Tüm bunlara rağmen Kahlo, Rivera ile 1940’da tekrardan birleşti ve çift Kahlo’nun çocukluk evine taşındı. Kahlo’nun sağlık durumu iyiye gitmiyordu, kendini sık sık rahatlatması amacıyla içki ve uyuşturucuya veriyordu. Yine de 1940’larda yaşayan bir sanatçı olarak üretkendi. Kendinin sayısız portresini, değişen saç ve kıyafetlerle çizdi. 1940’ların sonu ve 50’lerin başında Kahlo bir sürü ameliyata girdi. Hayatının sonuna doğru yürümek için yardıma ihtiyaç duyuyordu. Hastalığı dolayısıyla Meksika’daki ilk sergisine 1953’te bir yatakta yatarak katılmak zorunda kaldı. Bir sene sonraysa çocukluk evinde akciğer embolisi sonucunda vefat etti.

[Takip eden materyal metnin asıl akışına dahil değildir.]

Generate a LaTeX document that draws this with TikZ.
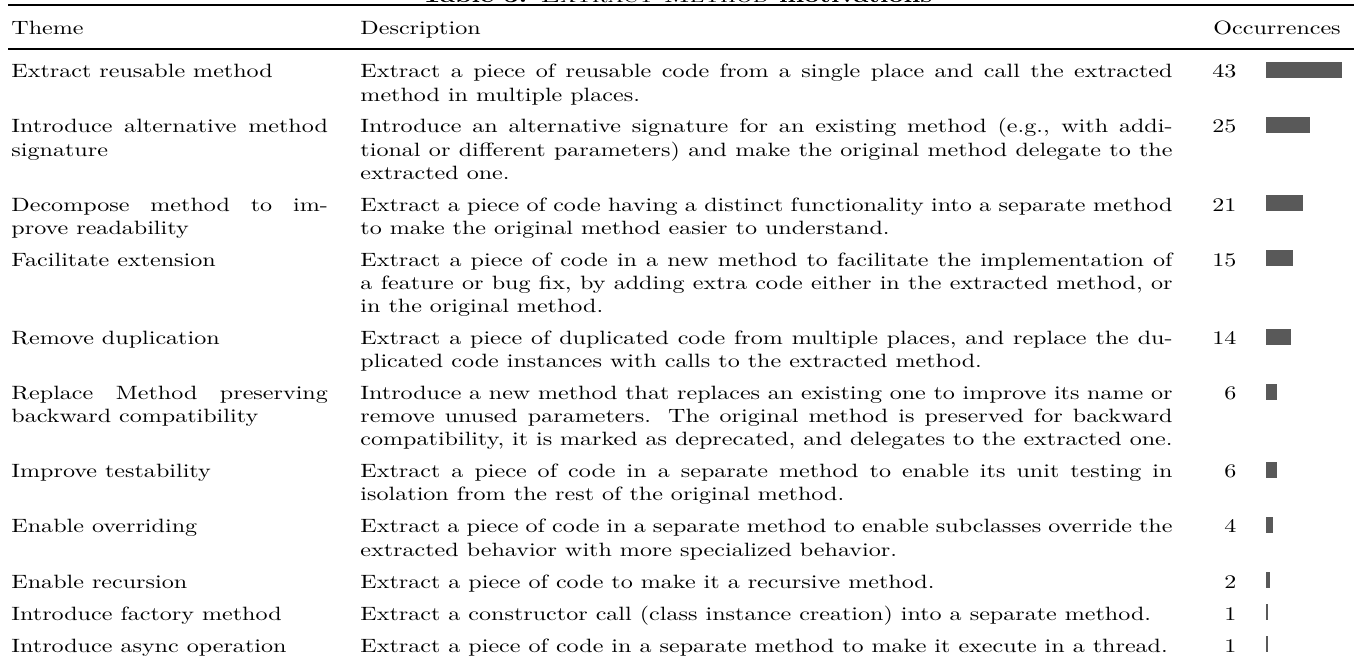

Self-Portrait with Portrait of Dr. Farill (1951) tablosunda tekerlekli sandalyesinde otururken.
Kahlo’nun ölümünden sonra Rivera, öldüğü çocukluk evini bir müzeye çevirdi. Frida Kahlo Müzesi 1958 yılında, Rivera öldükten bir sene sonra halka açıldı. Frida Kahlo’nun Günlüğü (1944-1954 yıllarını anlatıyordu) ve Frida Kahlo’nun Mektupları 1995’te yayınlandı. Takvimler 1970’lere geldiğinde ünü iyice arttı ve 21. yüzyılda bazı eleştirmenlerin “Fridamania” dediği şeye yol açtı. Hayatının dramatik kısımları, ölümünden sonra bir sürü kitap ve filme ilham kaynağı oldu. Günümüzde ise bir feminist ve lgbtq+ ikonu olarak tanınıyor.
Hadi gelin sizlerle birkaç tablosuna daha bakış atalım.
The Suicide of Dorothy Hale (1939)
Kahlo, aktris Dorothy Hale’in yüksek bir binadan atlayarak intihar etmesi resmedilmesi istendiğinde bu tabloyu çizdi. Bu resim, esasında Hale’in yas tutan annesine bir hediye olarak çizilmişti. Geleneksel bir tablo ortaya çıkartmaktan çok Kahlo, Hale’in trajik atlayışının hikayesini resmetmiştir. Resmi sipariş eden müşteri, tablonun son halini görünce dehşete düşmüştü.
Kahlo bu tablosuyla bizlere fiziksel olarak yaşadığı zorlukları gösteriyor. Neredeyse çıplak olan Kahlo’nun yarılmış dekoratif omurgası bu resimdeki en dikkat çekici unsurlardan. Yukarıdaki resimde cerrahi bir askı giydiğini ve cildine çivilerin saplandığını görebiliyoruz. Bu tablonun çizildiği dönemlerde Kahlo bir sürü ameliyata girmişti ve sırtını düzeltmesi için özel korseler giyiyordu. Kronik fiziksel acısı için tedavi aramaya devam ediyordu ama bu konuda pek başarılı olduğu söylenemezdi.
“Kendi portrelerimi çiziyorum çünkü çoğu zaman yalnızım, çünkü kendimi en iyi tanıyan insan benim.”
Peki ya sizin en sevdiğiniz Frida Kahlo tablosu nedir?